Well, Rurik's Kingdom dissolved nearly as fast as it rose. The first game over I've had in a while.
In 37 years Rurik I conquered a large swath of Rus and crowned himself King, leaving it finally to the elder Saemundr I. Not particularly incompetent, but beset by forever discontent vassals, he spent literally all of his 24-year reign stomping on rebels and, to his credit, not letting any get away. The problem was succession; two sons dead early, three daughters, an old pneumonic wife that just wouldn't die. (I didn't realise you could divorce freely as a pagan, and forgot entirely about concubines...) Thus Queen Bothildr I ascends to the throne under widespread protest, and within months, her uncle, Thorsteinn (the third son of Rurik) declares war. Just about the entire realm sides with the hairy man they know than the hairy woman they don't, and Bothildr is deposed and thrown into jail.
After just 18 months on the throne, Bothildr, now the chief of one-province Holmgardr, watches us Thorsteinn unveils his statecraft. Following in Saemundr's footsteps, this mainly involves a decade of rebelstomping, except he can't handle it quite as well; the red lines are the border in Saemundr's reign, and everything you see there has pretty much been given independence. Bothildr had to rot for years, Thorsteinn refusing all calls for leniency. Eventually, she escapes with a lucky piece of rope and rides back to Rurik's heartland of Holmgardr, Thorsteinn too busy to bother with her escape. This screenshot is a year after her escape, when she uses her pent-up cash (mostly from her short reign as Queen) to splurge on mercenaries and conquer nearby counties.
Indeed, it takes Bothildr just three years to show she may not have been such a bad queen; her merc-powered army takes over just about the entire de jure duchy of Holmgardr (red lines). Meanwhile, Thorsteinn succumbs to death at 50 years, clearly never up to the job. Bothildr, however, has two problems. One, the southern kingdoms of Kiev and the Dregovichi have invaded the Kingdom, the latter with a Subjugation casus belli on the entire territory. Two, back when Saemundr's sons were alive Bothildr had been married off to the prince of Sweden, meaning she has a son and two daughters that are not Rurikovich! You can see that she divorced him as soon as she was out of jail, but a new matrilineal union has only begotten a daughter thus far.

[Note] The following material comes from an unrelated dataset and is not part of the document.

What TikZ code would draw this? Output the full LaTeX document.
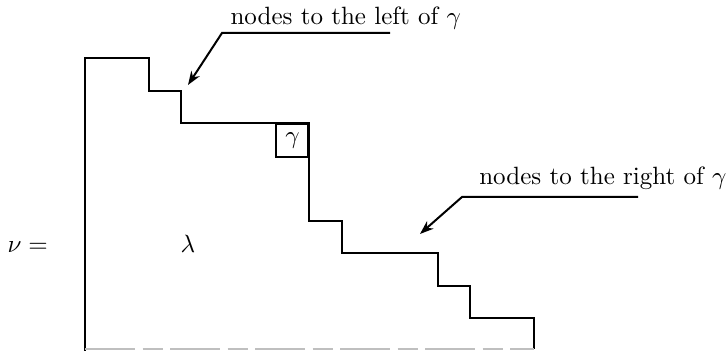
\documentclass[tikz,border=0pt]{standalone}
\usetikzlibrary{arrows.meta, positioning, calc}

\begin{document}
\begin{tikzpicture}[
  x=0.4pt, y=0.4pt,
  >={Stealth[length=5.5pt, width=4pt]},
  every node/.style={inner sep=0pt},
  outline/.style={line width=0.8pt},
  pointer/.style={line width=0.8pt, ->},
]

\useasboundingbox (0,0) rectangle (728,351);

% ============ Diagram of nu (cell units) ============
\def\cw{12.828pt}  % cell width
\def\ch{13.02pt}   % cell height
\begin{scope}[xshift=34pt, x=\cw, y=\ch]
  % staircase boundary
  \draw[outline] (0,0) -- (0,9) -- (2,9) -- (2,8) -- (3,8) -- (3,7)
    -- (7,7) -- (7,4) -- (8,4) -- (8,3) -- (11,3) -- (11,2)
    -- (12,2) -- (12,1) -- (14,1) -- (14,0.05);
  % faint bottom edge
  \draw[black!25, line width=0.8pt, dash pattern=on 20pt off 3pt on 8pt off 3pt] (0,0.05) -- (14,0.05);
  % the cell gamma
  \node[draw, outline, minimum width=\cw, minimum height=\ch, anchor=north east]
    (gam) at (7,7) {$\gamma$};
\end{scope}

% Left part
\node[anchor=base west] (nu) at (7,98) {$\nu =$};
\node[anchor=base] (lam) at (188,98) {$\lambda$};

% ============ Labels ============
\node[anchor=base west] (lefttxt) at (230,326) {nodes to the left of $\gamma$};
\coordinate (lend) at (390,318);
\coordinate (lbend) at (222,318);
\coordinate (ltip) at (188,266);
\draw[pointer] (lend) -- (lbend) -- (ltip);

\node[anchor=base east] (righttxt) at (727,166) {nodes to the right of $\gamma$};
\coordinate (rend) at (638,154);
\coordinate (rbend) at (462,154);
\coordinate (rtip) at (420,117);
\draw[pointer] (rend) -- (rbend) -- (rtip);

\end{tikzpicture}
\end{document}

Eskild Oddrson, her son, stands to inherit everything she has won the last few years, leaving her line of Rurikovich extinct; he was severely maimed in a childhood accident, yet persists defying all odds. Meanwhile, the Dregovichi are running rampant over the Kingdom of Rurik, running up the warscore...
...and Frirek I, son of Thorsteinn, must cede the capital of Vyazma to a foreigner, turning to none other than Bothildr's Holmgardr! This is a heavy blow, since Rurik and Saemundr had invested much resources in that castle. Meanwhile, the young king refuses to raise a finger against the Dregovichi menace, probably unable to muster any significant number of troops after over twenty years of continuous civil war. Bothildr can only hope that she will survive the regime change. Now nearing 50 years of age, there is little hope of siring a son; she now takes to saving every penny she can find, hoping to fund an assassination attempt on her own son...
...but it is too late. At a feast, she is poisoned. It must be him. He must have known. If only Thorsteinn had not rebelled. If only I had not spent my entire treasury on mercenaries to defend the Kingdom, but spent it on murdering my own son. If only...
Barely three years after Bothildr's death, the Dregovichi raise their flag over Holmgardr, deposing the young Frirek. The sons of Rurik thus fade into history, and the Kingdom lasted hardly a century.